Two years on, new psychological stresses emerge amongst survivors of Japan’s triple disaster


By Francis Markus

Two years after Japan’s triple – earthquake, tsunami and nuclear disaster, new psychological stresses are arising amongst some of the 300,000 displaced survivors, particularly children and elderly people.

Most children who survived the earthquake and tsunami are making a good psychological recovery. “What we are seeing is a scissor split, with most of the children getting better, but a small number of more serious cases emerging,” says child psychiatrist Dr Junko Yagi, who is based in one of the worst affected prefectures, Iwate. She estimates that while some 80 per cent of cases are improving, some 20 per cent are getting worse.

Stress of moving forward

“Some patients are only now starting to develop dissociation and depression symptoms. They seem to be actively moving forward with their lives but in reality, they are in a state of hyper-arousal. They are tired and exhausted.”

Dr Yagi’s approach combines play therapy for the children and more psychological sensitisation for their families. She is also one of the key figures in the process of setting up a centre for children’s mental health care in the Iwate Medical University in Morioka, which will be financially supported by the Japanese Red Cross Society.

Not just children

But children are not the only ones experiencing the psychological impact of prolonged displacement. While businesses and institutions are gradually being re-established, lack of consensus among the various stakeholders and difficulty in finding suitable land are making the reconstruction of permanent housing a slow process. Some people are giving up on it altogether and leaving for other parts of Japan where prospects may be better.

“This year we’ve seen signs of depression emerging amongst a number of people living in temporary shelters,” said Takeshi Ino, Director of JRCS’ Miyagi chapter. “This is because they see others around them starting new lives, finding jobs or moving on from their prefabricated homes. They feel trapped and uneasy about their own future.”

A large percentage of people living in prefabricated housing are elderly. To prevent them from sinking into inactivity and isolation, the Japanese Red Cross is conducting a broad programme of activities including physical exercise, massage and health checks and events such as as tea ceremonies to help build a sense of community.

Fukushima aftermath

The aftermath of the nuclear accident in Fukushima has also brought new issues to the fore. Prompted by media reports, government officials have recently disclosed that decontamination has not been properly carried out in a number of places in the prefecture,
“This makes people both furious and sad, because we feel that our concerns are not being understood,” said Fukushima Red Cross Chapter Deputy Director General Takeyoshi Saito.

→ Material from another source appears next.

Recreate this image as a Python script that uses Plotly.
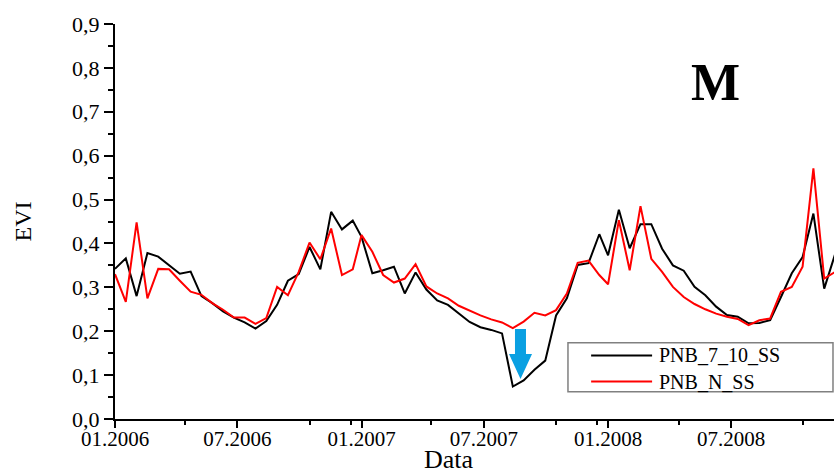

As part of its commitment to improve preparedness around nuclear disasters, the Red Cross plans to open a nuclear disaster information centre to gather together data and best practices. Red Cross nurses are also providing health monitoring and psychological support to the displaced survivors of some of the worst-affected areas, such as those from the town of Namie, which is one of the closest to the Fukushima Daiichi nuclear plant. From next year the Red Cross will be involved in screening youngsters under 18 years of age for thyroid cancer.

Mixed picture

Taken as a whole, “the picture in the three worst-affected areas is a very mixed one, with a certain amount of real progress being made, but also a feeling that many people, especially the elderly and the young remain in a vulnerable state of mind, so we need to give them our continued support in a variety of ways,” said Japanese Red Cross and IFRC president, Tadateru Konoe.

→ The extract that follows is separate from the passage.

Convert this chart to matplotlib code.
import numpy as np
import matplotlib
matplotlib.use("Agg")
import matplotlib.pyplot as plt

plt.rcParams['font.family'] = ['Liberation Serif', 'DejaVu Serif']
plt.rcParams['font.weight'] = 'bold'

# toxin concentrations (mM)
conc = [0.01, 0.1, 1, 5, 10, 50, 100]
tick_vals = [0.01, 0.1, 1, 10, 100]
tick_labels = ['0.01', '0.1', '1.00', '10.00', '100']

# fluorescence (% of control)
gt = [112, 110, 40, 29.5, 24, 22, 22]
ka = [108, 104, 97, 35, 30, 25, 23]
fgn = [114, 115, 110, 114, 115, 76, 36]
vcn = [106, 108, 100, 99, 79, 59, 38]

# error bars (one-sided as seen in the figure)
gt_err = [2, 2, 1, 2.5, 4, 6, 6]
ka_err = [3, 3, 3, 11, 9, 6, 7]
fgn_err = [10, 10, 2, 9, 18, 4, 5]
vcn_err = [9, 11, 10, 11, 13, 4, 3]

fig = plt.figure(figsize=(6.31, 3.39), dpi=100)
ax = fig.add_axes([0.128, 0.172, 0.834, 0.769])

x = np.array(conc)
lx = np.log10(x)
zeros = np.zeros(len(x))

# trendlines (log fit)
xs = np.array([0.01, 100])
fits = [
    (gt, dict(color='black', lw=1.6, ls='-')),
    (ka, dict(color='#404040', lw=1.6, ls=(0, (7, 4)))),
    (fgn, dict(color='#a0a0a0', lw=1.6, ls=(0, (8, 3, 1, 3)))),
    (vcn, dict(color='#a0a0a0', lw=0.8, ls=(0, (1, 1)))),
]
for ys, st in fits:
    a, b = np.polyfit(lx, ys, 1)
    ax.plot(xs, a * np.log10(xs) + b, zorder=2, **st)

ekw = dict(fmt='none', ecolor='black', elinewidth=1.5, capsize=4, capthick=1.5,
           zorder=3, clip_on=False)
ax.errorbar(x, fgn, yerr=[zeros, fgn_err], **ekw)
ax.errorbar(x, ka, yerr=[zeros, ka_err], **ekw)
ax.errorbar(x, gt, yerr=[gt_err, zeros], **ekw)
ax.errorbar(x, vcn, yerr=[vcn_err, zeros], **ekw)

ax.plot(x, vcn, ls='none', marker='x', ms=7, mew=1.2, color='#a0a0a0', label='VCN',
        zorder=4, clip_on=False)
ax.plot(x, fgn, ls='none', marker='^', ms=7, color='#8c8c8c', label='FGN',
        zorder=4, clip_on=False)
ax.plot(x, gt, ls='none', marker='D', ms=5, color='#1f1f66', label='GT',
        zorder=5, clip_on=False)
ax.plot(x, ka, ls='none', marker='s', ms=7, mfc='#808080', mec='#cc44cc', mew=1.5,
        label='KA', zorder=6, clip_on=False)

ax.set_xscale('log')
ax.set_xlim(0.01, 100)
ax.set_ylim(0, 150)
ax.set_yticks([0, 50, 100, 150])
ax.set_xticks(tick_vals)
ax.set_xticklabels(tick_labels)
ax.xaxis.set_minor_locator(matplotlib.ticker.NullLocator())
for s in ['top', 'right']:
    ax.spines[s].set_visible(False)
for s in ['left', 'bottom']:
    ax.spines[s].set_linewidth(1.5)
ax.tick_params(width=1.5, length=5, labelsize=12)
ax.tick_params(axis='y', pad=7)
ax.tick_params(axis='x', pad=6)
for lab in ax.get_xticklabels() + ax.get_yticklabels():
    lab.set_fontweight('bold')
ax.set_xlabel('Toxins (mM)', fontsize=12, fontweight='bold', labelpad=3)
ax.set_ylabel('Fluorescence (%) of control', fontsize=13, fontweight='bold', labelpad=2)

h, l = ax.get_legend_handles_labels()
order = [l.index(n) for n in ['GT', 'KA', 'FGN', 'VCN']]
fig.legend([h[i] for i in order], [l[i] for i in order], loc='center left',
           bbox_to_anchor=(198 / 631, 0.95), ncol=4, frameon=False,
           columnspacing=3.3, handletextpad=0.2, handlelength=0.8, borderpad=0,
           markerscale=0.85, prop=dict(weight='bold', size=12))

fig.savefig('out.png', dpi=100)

From the immediate aftermath of the disaster, when its medical teams treated nearly 90,000 survivors, the Japanese Red Cross has played a key role in caring for the displaced. Using funds donated through Red Cross and Red Crescent Societies worldwide, it has provided more than 135,000 families in temporary accommodation with a package of electrical appliances. As well as rebuilding over 5 key hospitals and clinics, JRCS has also provided extensive support to schools and institutions caring for the elderly.